Ту подлинно творческую обстановку, в которой развивается советская литература, отличает дух консолидации, объединения на принципиальной основе всех здоровых сил. И нет ничего удивительного, что на страницах журналов и газет сейчас наблюдается заметное оживление дискуссий. Хорошо и то, что дискуссии ведутся все более организованно, по существенным вопросам литературного развития, в правильном товарищеском духе. Можно назвать немало выступлений, авторы которых, решительно отстаивая свою позицию, проявляют корректное отношение к оппоненту, непредвзято и доказательно разбирают его доводы. Однако рецидивы старых нравов – случаи передергивания слов оппонента, искажения смысла, поспешного наклеивания угрожающих ярлыков – нет-нет да и встречаются еще в выступлениях отдельных критиков и писателей. И о таких, казалось бы, прочно захороненных, осужденных «приемах», издержках в полемике следует поговорить.

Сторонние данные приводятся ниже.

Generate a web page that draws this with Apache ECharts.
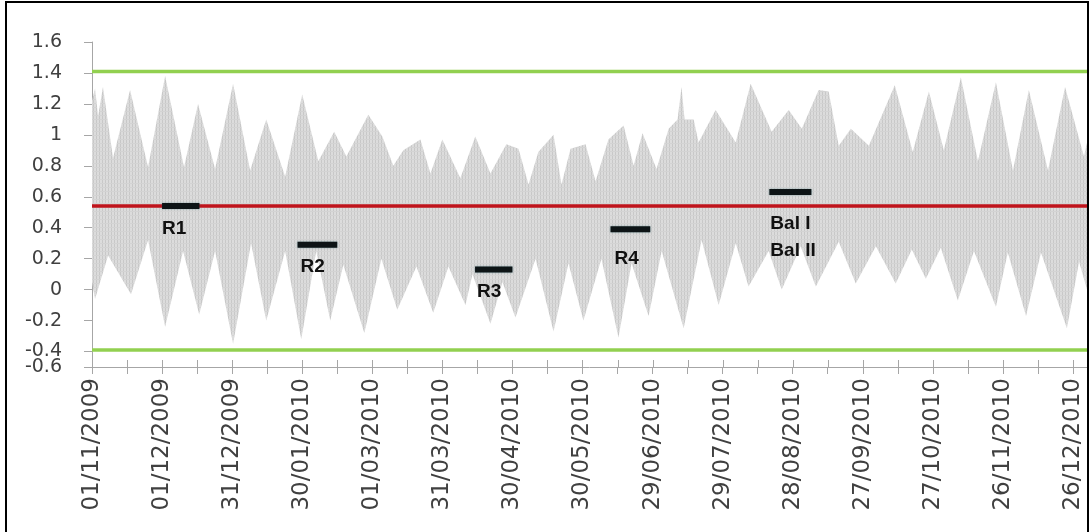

Можно понять, когда в полемике, приводя взгляды своего противника, для ясности несколько заостряют их. Впрочем, такая необходимость возникает далеко не всегда. Скажем, суждения о театре и его задачах режиссера Б. Равенских, изложенные им в беседе с И. Патрикеевой («Театральная жизнь», 1959, N 15), и без особого их «заострения» дают материал и для спора, и для упрека в «последовательном отходе от прямого и мужественного взгляда на жизнь», в подмене красоты красивостью, патетики фальшью, упрека, прозвучавшего достаточно громко в статье В. Щитовой и Вл. Саппака «Борис Равенских и его манифест» («Театр», 1960, N 2). Критики рассматривают взгляды Б. Равенских, высказанные им в интервью «Беседа затянулась за полночь», также последний спектакль режиссера («Сердце девичье затуманилось»). Но вот беда: в полемическом азарте В. Шитова и Вл. Саппак кое-где явно переступили черту объективности. Критический разгон породил некую инерцию преувеличения и натяжек.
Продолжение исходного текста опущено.